■ YOUR OBJECTIVE ■
Find all the lines with "this" and gather them.

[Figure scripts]
· · · · · · ·
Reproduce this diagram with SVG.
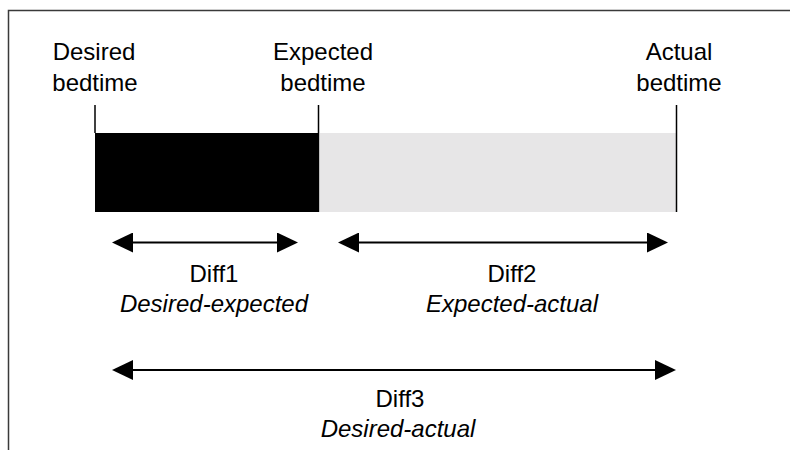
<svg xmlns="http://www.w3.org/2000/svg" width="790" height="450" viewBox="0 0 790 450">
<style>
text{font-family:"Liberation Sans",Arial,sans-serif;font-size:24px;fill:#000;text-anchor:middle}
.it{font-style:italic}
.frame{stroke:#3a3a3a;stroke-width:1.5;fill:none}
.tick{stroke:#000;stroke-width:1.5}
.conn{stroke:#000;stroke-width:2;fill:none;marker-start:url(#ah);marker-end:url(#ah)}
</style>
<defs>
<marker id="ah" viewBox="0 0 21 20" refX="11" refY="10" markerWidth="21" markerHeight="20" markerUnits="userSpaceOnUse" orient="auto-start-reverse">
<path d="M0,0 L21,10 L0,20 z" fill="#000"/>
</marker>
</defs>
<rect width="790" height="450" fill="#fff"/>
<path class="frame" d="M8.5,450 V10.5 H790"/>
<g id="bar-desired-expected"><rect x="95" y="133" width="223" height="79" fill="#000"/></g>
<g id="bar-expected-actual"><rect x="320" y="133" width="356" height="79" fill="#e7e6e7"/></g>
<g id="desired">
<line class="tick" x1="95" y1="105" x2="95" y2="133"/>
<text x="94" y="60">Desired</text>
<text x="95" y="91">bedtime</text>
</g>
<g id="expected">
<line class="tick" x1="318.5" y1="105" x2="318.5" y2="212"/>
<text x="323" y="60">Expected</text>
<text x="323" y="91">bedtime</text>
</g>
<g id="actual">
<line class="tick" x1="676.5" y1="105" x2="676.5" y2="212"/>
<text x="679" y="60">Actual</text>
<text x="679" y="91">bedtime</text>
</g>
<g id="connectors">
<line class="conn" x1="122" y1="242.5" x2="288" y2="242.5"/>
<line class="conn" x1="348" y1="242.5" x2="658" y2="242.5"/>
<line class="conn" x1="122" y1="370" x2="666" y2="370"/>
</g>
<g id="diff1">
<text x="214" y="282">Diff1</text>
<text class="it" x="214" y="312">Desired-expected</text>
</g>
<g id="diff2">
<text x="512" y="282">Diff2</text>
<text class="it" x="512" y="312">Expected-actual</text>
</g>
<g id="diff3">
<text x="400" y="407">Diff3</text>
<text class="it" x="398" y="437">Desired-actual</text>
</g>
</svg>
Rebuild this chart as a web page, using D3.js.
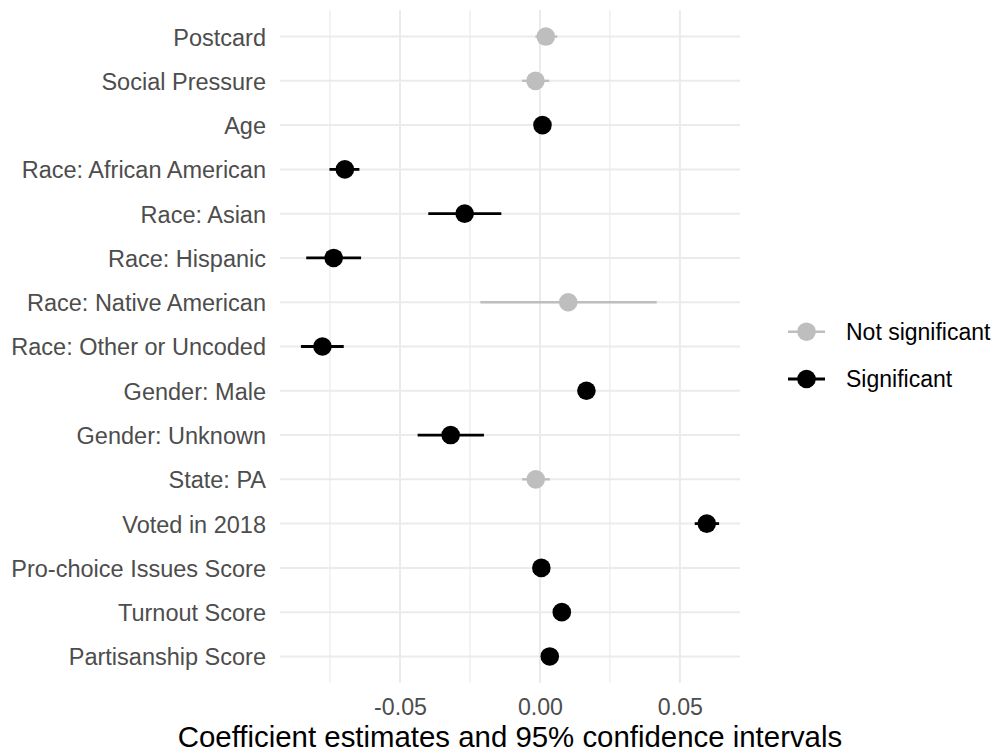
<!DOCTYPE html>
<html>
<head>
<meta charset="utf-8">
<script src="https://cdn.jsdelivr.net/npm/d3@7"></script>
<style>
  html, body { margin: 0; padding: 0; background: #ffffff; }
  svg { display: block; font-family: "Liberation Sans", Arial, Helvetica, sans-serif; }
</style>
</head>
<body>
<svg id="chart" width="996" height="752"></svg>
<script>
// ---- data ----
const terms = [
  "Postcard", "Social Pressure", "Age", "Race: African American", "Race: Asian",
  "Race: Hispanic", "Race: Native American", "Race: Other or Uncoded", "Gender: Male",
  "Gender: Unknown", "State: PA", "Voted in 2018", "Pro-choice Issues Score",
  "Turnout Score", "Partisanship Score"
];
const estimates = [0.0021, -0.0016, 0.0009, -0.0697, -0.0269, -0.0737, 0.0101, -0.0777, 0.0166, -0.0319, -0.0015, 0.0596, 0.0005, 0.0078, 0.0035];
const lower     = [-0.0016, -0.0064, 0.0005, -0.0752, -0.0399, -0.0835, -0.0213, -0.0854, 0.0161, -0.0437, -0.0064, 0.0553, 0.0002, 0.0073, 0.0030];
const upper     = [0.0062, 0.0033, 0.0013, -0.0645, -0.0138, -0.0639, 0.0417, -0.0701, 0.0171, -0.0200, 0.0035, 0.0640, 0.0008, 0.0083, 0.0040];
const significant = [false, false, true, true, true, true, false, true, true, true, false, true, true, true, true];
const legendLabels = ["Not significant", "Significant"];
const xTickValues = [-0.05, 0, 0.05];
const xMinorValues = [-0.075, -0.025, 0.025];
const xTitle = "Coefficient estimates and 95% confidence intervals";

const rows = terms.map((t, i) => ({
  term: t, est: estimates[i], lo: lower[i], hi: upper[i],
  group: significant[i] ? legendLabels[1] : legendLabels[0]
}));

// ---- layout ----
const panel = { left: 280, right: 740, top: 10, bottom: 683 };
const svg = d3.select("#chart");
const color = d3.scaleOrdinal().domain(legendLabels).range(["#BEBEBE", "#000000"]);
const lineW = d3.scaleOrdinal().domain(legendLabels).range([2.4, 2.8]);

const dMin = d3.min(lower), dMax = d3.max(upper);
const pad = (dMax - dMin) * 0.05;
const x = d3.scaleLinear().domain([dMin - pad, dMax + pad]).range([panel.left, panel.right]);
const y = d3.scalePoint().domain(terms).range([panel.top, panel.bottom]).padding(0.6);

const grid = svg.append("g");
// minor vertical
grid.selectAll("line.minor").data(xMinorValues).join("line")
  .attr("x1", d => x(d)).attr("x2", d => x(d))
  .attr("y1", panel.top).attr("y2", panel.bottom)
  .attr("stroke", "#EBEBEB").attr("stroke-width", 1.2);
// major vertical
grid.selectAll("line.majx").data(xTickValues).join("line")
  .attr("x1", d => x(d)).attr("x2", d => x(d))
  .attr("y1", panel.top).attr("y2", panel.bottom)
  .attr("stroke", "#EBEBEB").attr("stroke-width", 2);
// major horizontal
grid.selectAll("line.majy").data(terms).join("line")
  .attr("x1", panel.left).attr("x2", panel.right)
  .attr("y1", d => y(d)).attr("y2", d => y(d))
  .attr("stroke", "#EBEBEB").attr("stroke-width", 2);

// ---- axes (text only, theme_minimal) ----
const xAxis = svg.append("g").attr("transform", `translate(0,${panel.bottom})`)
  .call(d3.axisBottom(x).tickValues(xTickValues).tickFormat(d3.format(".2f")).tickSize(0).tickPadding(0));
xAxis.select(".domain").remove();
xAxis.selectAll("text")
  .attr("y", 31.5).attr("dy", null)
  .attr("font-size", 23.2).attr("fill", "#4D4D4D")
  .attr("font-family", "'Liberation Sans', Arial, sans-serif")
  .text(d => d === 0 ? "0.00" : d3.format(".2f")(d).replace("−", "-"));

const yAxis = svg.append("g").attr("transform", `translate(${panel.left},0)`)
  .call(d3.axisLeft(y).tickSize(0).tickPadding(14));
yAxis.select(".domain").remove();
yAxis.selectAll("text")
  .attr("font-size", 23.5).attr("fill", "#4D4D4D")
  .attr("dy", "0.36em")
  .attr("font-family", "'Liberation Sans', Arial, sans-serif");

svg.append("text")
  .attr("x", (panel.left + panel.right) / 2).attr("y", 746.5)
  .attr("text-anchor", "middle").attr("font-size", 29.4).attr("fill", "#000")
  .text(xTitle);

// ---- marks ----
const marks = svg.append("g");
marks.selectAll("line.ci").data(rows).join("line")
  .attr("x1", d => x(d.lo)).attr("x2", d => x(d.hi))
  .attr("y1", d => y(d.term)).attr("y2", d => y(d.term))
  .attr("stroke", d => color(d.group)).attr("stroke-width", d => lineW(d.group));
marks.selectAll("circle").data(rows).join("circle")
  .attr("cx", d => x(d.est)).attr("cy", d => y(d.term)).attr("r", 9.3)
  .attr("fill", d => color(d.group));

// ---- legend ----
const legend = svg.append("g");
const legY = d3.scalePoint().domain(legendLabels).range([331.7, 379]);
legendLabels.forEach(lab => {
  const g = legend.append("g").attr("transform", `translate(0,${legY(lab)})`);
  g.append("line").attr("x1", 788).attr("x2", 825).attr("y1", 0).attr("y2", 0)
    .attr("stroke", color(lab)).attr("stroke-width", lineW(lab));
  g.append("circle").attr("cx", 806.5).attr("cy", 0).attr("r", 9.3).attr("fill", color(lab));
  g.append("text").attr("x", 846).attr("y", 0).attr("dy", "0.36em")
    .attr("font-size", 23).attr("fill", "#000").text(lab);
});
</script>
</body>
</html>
· · · · · · ·
■ RESULT ■
Reproduce this diagram with SVG.
Rebuild this chart as a web page, using D3.js.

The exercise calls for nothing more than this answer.